Job. Write out each line that follows exactly as it stands, without the pictures.
========
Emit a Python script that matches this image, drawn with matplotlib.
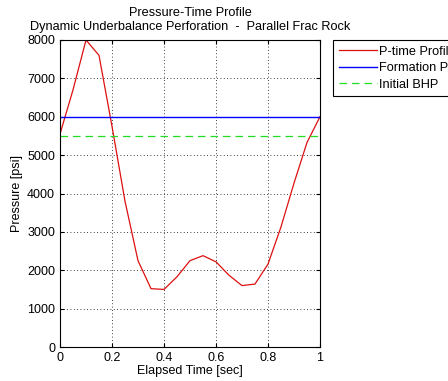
import matplotlib
matplotlib.use('Agg')
import matplotlib.pyplot as plt
import numpy as np

# Data
t = [0.0, 0.05, 0.1, 0.15, 0.2, 0.25, 0.3, 0.35, 0.4, 0.45, 0.5,
     0.55, 0.6, 0.65, 0.7, 0.75, 0.8, 0.85, 0.9, 0.95, 1.0]
p_time = [5550, 6700, 8000, 7600, 5750, 3800, 2250, 1520, 1500, 1830, 2250,
          2380, 2220, 1870, 1600, 1640, 2160, 3130, 4270, 5330, 6000]
formation_p = 6000
initial_bhp = 5500

xticks = [0, 0.2, 0.4, 0.6, 0.8, 1]
xticklabels = ['0', '0.2', '0.4', '0.6', '0.8', '1']
yticks = [0, 1000, 2000, 3000, 4000, 5000, 6000, 7000, 8000]

plt.rcParams['font.family'] = ['Liberation Sans', 'DejaVu Sans']
plt.rcParams['font.size'] = 9

fig = plt.figure(figsize=(4.48, 3.81), dpi=100)
ax = fig.add_axes([60/448, 1 - 347/381, 260/448, 307/381])

ax.plot(t, p_time, color='#dd1010', lw=0.9, label='P-time Profile')
ax.plot([0, 1], [formation_p, formation_p], color='#0000ff', lw=1.0, label='Formation P')
ax.plot([0, 1], [initial_bhp, initial_bhp], color='#22dd22', lw=0.9,
        ls=(0, (6, 4)), label='Initial BHP')

ax.set_xlim(0, 1)
ax.set_ylim(0, 8000)
ax.set_xticks(xticks)
ax.set_xticklabels(xticklabels)
ax.set_yticks(yticks)
ax.tick_params(direction='in', length=3, top=True, right=True)
ax.grid(True, color='black', ls=(0, (1, 3)), lw=0.6)

ax.set_xlabel('Elapsed Time [sec]', labelpad=1)
ax.set_ylabel('Pressure [psi]', labelpad=3)
ax.set_title('Pressure-Time Profile\nDynamic Underbalance Perforation  -  Parallel Frac Rock',
             fontsize=9.2, pad=7, linespacing=1.25)

leg = ax.legend(loc='upper left', bbox_to_anchor=(333/448, 1 - 40/381),
                bbox_transform=fig.transFigure, fancybox=False, edgecolor='black',
                framealpha=1, handlelength=3.0, borderaxespad=0, fontsize=9.2,
                handletextpad=0.15, labelspacing=0.35, borderpad=0.45)
leg.get_frame().set_linewidth(0.8)

fig.savefig('out.png', dpi=100)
========
Answer to the task.
Emit a Python script that matches this image, drawn with matplotlib.
import matplotlib
matplotlib.use('Agg')
import matplotlib.pyplot as plt
import numpy as np

# Data
t = [0.0, 0.05, 0.1, 0.15, 0.2, 0.25, 0.3, 0.35, 0.4, 0.45, 0.5,
     0.55, 0.6, 0.65, 0.7, 0.75, 0.8, 0.85, 0.9, 0.95, 1.0]
p_time = [5550, 6700, 8000, 7600, 5750, 3800, 2250, 1520, 1500, 1830, 2250,
          2380, 2220, 1870, 1600, 1640, 2160, 3130, 4270, 5330, 6000]
formation_p = 6000
initial_bhp = 5500

xticks = [0, 0.2, 0.4, 0.6, 0.8, 1]
xticklabels = ['0', '0.2', '0.4', '0.6', '0.8', '1']
yticks = [0, 1000, 2000, 3000, 4000, 5000, 6000, 7000, 8000]

plt.rcParams['font.family'] = ['Liberation Sans', 'DejaVu Sans']
plt.rcParams['font.size'] = 9

fig = plt.figure(figsize=(4.48, 3.81), dpi=100)
ax = fig.add_axes([60/448, 1 - 347/381, 260/448, 307/381])

ax.plot(t, p_time, color='#dd1010', lw=0.9, label='P-time Profile')
ax.plot([0, 1], [formation_p, formation_p], color='#0000ff', lw=1.0, label='Formation P')
ax.plot([0, 1], [initial_bhp, initial_bhp], color='#22dd22', lw=0.9,
        ls=(0, (6, 4)), label='Initial BHP')

ax.set_xlim(0, 1)
ax.set_ylim(0, 8000)
ax.set_xticks(xticks)
ax.set_xticklabels(xticklabels)
ax.set_yticks(yticks)
ax.tick_params(direction='in', length=3, top=True, right=True)
ax.grid(True, color='black', ls=(0, (1, 3)), lw=0.6)

ax.set_xlabel('Elapsed Time [sec]', labelpad=1)
ax.set_ylabel('Pressure [psi]', labelpad=3)
ax.set_title('Pressure-Time Profile\nDynamic Underbalance Perforation  -  Parallel Frac Rock',
             fontsize=9.2, pad=7, linespacing=1.25)

leg = ax.legend(loc='upper left', bbox_to_anchor=(333/448, 1 - 40/381),
                bbox_transform=fig.transFigure, fancybox=False, edgecolor='black',
                framealpha=1, handlelength=3.0, borderaxespad=0, fontsize=9.2,
                handletextpad=0.15, labelspacing=0.35, borderpad=0.45)
leg.get_frame().set_linewidth(0.8)

fig.savefig('out.png', dpi=100)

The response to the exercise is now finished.